OUR PREPARATION FOR TEMPTATION
I. A Double Weapon
If we have the right spirit of solicitude about our temptations, it will arm us with a double weapon against Satan which he will have no power to break. We are told that we are to watch in prayer,—vigilare in orationibus.[[1]] It is the command given by our Lord to his disciples in the Garden in the hour of the power of darkness: "Watch ye and pray lest ye enter into temptation."[[2]]
St. Paul, also, in his exhortation to the Ephesian Christians to "put on the whole armour of God,"[[3]] does not regard it as enough to give the great list of virtues with which they are to be panoplied. The loins must indeed be girt with truth; the breastplate of righteousness must be buckled on and the sandals of the preparation of the gospel of peace; while above all else there must be the shield of faith; and the great catalogue of the Christian soldier's equipment ends with the helmet of salvation and the sword of the Spirit.
But this armour is not sufficient for the warfare. Complete as it seems, something else is necessary to insure the victory; and so the great Christian warrior, who himself had "fought a good fight,"[[4]] adds something more, namely, watchfulness and prayer,—"Praying always, with all prayer and supplication in the Spirit, and watching thereunto with all perseverance and supplication for all saints."
How strong are his words, poured forth with such impetuosity of expression as to seem to a superficial reader to be almost tautological,—"praying with all prayer and supplication." How careful, too, is he to remind us that this prayer and supplication must be "in the Spirit," in response to the Spirit's impulse, and with the right judgment that He alone can give, and which He will give only to those who ask Him "nothing wavering."[[5]]
Nor will prayer alone suffice. There must be a "watching thereunto with all perseverance"; not relaxing our vigilance, but maintaining it to the end. Neither is the soul to grow faint in its watch, nor imagine, in regard to any point, that careful guard is no longer necessary.
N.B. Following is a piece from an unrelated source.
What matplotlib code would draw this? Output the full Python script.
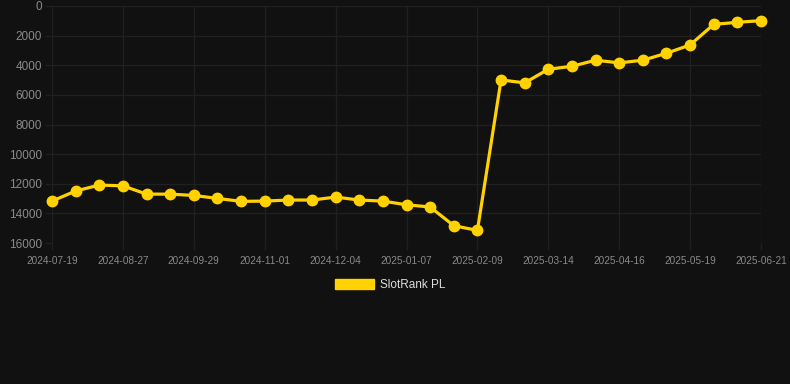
import matplotlib
matplotlib.use("Agg")
import matplotlib.pyplot as plt
import matplotlib.patches as mpatches

plt.rcParams['font.family'] = ['Liberation Sans', 'DejaVu Sans']

# rank values (one point per snapshot)
ranks = [13170, 12490, 12090, 12140, 12700, 12700, 12790, 12990, 13190, 13170,
         13100, 13100, 12900, 13100, 13170, 13420, 13570, 14830, 15150, 4990,
         5190, 4270, 4070, 3660, 3840, 3660, 3190, 2630, 1240, 1100, 990]
tick_labels = ["2024-07-19", "2024-08-27", "2024-09-29", "2024-11-01", "2024-12-04",
               "2025-01-07", "2025-02-09", "2025-03-14", "2025-04-16", "2025-05-19",
               "2025-06-21"]
tick_idx = [0, 3, 6, 9, 12, 15, 18, 21, 24, 27, 30]
y_ticks = [0, 2000, 4000, 6000, 8000, 10000, 12000, 14000, 16000]

bg = "#111111"
gold = "#FFD200"
gridc = "#202020"

fig = plt.figure(figsize=(7.9, 3.84), dpi=100, facecolor=bg)
ax = fig.add_axes([52/790, 1-243/384, (761-52)/790, (243-6)/384])
ax.set_facecolor(bg)

x = list(range(len(ranks)))
ax.plot(x, ranks, color=gold, lw=2.3, marker='o', ms=7.5, zorder=3, clip_on=False)

ax.set_xlim(0, len(ranks)-1)
ax.set_ylim(16000, 0)
ax.set_yticks(y_ticks)
ax.set_yticklabels([str(v) for v in y_ticks])
ax.set_xticks(tick_idx)
ax.set_xticklabels(tick_labels)

ax.grid(True, color=gridc, lw=1.0)
for s in ax.spines.values():
    s.set_visible(False)
ax.tick_params(axis='y', colors=gridc, labelcolor="#8a8a8a", labelsize=8.5, length=5, width=1.0, pad=2)
ax.tick_params(axis='x', colors=gridc, labelcolor="#8a8a8a", labelsize=7.2, length=5, width=1.0, pad=4)

handle = mpatches.Patch(color=gold, label="SlotRank PL")
leg = fig.legend(handles=[handle], loc='center', bbox_to_anchor=(390/790, 1-285/384),
                 frameon=False, fontsize=8.5, handlelength=3.3, handleheight=0.9,
                 handletextpad=0.5)
for t in leg.get_texts():
    t.set_color("#dddddd")

fig.savefig("out.png", dpi=100, facecolor=bg)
The word "thereunto" calls for comment. Does the vigilance enjoined apply only to the work of prayer which has just been mentioned, or does it reach back to the whole category of duties included in putting on the armour of God? At first glance it might seem inadequate to make it refer only to the all-embracing duty of prayer, but if we comprehend fully all that prayer means, we shall see that it is not necessary that we should directly connect the injunction to vigilance with anything else.[[6]] If we are keenly vigilant to pray as we ought in the power of the Spirit concerning truth and righteousness, faith and salvation, and all else that the Apostle has been describing, nothing will be wanting to us as good soldiers of Jesus Christ. How truly did à Kempis catch the thought which the Holy Spirit had given the great Apostle when he paraphrased our Lord's command in the words, "Be watchful in prayer."
Let us consider, then, this twofold weapon with which God will arm us, for we note that they are not two separate weapons. Our Lord said, "Watch ye and pray," and the blessed à Kempis gives us, as we have just seen, the true commentary on the command in the paraphrase, "Watch in prayer."